Lehman’s stock tanked, and bank leaders scrambled to find a buyer. Bank of America thought about it but ultimately decided to buy Merrill Lynch, a somewhat less troubled investment bank. Barclays nibbled at Lehman’s U.K. operations but was stymied by British regulators.

Finally, Lehman turned to the Federal Reserve, expecting it would come to their rescue as it had Bear Stearns a few months earlier. But it wasn’t to be. 

Having paid a heavy political price for the Bear Stearns intervention, which was widely seen as a bailout for fat-cat Wall Streeters, the beleaguered George W. Bush administration refused to bless another investment bank rescue. 

Lehman declared bankruptcy on Sept. 15, 2008, sending global markets into a tailspin. Fearing financial contagion — a cascade of major bank failures — U.S. policymakers sprang into action. After a false start that set off a fresh round of market turmoil, Congress authorized the $700 billion Troubled Asset Relief Program to stabilize the banking sector.

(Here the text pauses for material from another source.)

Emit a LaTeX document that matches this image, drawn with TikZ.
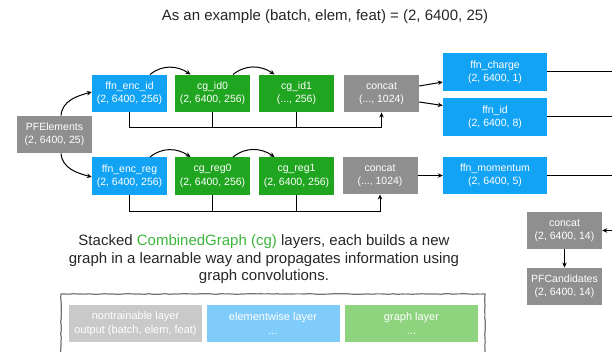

After the Financial Crisis: Dodd-Frank Act Passage & Partial Repeal

Congress passed the Dodd-Frank Wall Street Reform and Consumer Protection Act in 2010. 

Among many other aims, Dodd-Frank sought to reduce the likelihood of future financial crises by strengthening the Federal Reserve’s bank oversight capabilities. Nodding to the political cost of the 2008 bank bailouts, the law promised “to protect the American taxpayer by ending bailouts” and end too big to fail.

We know now that Dodd-Frank did neither. It didn’t break up big banks into components small enough to safely fail on their own. Nor did it end the sorts of extraordinary measures most people think of as bailouts, like the blanket protection of uninsured bank deposits — though, thankfully, we haven’t yet had a repeat of the 2008 calamity. 

Dodd-Frank did legitimately strengthen bank oversight, however. It set up a strict new oversight framework for banks with $50 billion or more in assets. Even in 2010, dozens of U.S.-based banks cleared that threshold. The result was that tens of millions of Americans banked with institutions that — in theory — were close to failure-proof.

For eight years, at least. In 2018, Congress removed this oversight framework for banks with under $250 billion in assets, setting the stage for Signature Bank and Silicon Valley Bank to fail.

Rethinking Too Big to Fail in the Age of Social Media & Instant Transfers

Information spreads much faster today than it did in 2008. So does panic.

Unlike Bear Stearns and Lehman, Silicon Valley Bank and Signature Bank weren’t sitting on tens or hundreds of billions in worthless mortgage debt. 

They had serious financial and structural problems, for sure, but they probably would have survived were it not for a social media-fueled rumor mill that spurred their biggest customers to pull their cash. Silicon Valley Bank customers withdrew $42 billion in the 24-hour period before the bank closed for good.

The banks’ customers were able to withdraw so much money so quickly thanks to the magic of near-instantaneous electronic funds transfers. After all, nervous customers don’t have to queue outside bank branches to withdraw cash anymore. They can transfer their entire balance to another bank without leaving home. 

Despite a lingering aversion to anything that could be perceived as a bank bailout, this new reality likely influenced U.S. regulators’ decision to step in and guarantee uninsured deposits at Silicon Valley Bank and Signature Bank. As those banks teetered, people and businesses were pulling billions from other large regional banks. Regulators worried — probably correctly, though we’ll never know for sure — that inaction would cause much more serious runs at those banks, leading to more bank failures. That would have damaged an already weakened economy.

Final Word

What happens next is anyone’s guess, but it’s clear the people in charge of U.S. bank oversight are rethinking bank supervision and consumer protection. A few days after the March 2023 failures, U.S. President Joe Biden stood at a lectern and assured Americans that their cash was safe in the bank. Though he didn’t say so outright, he strongly implied that regulators might allow individual banks to fail in the future, but they’d guarantee uninsured deposits regardless of the institution’s size.

If that holds, it’s a huge relief for American bank customers, no matter what the future brings.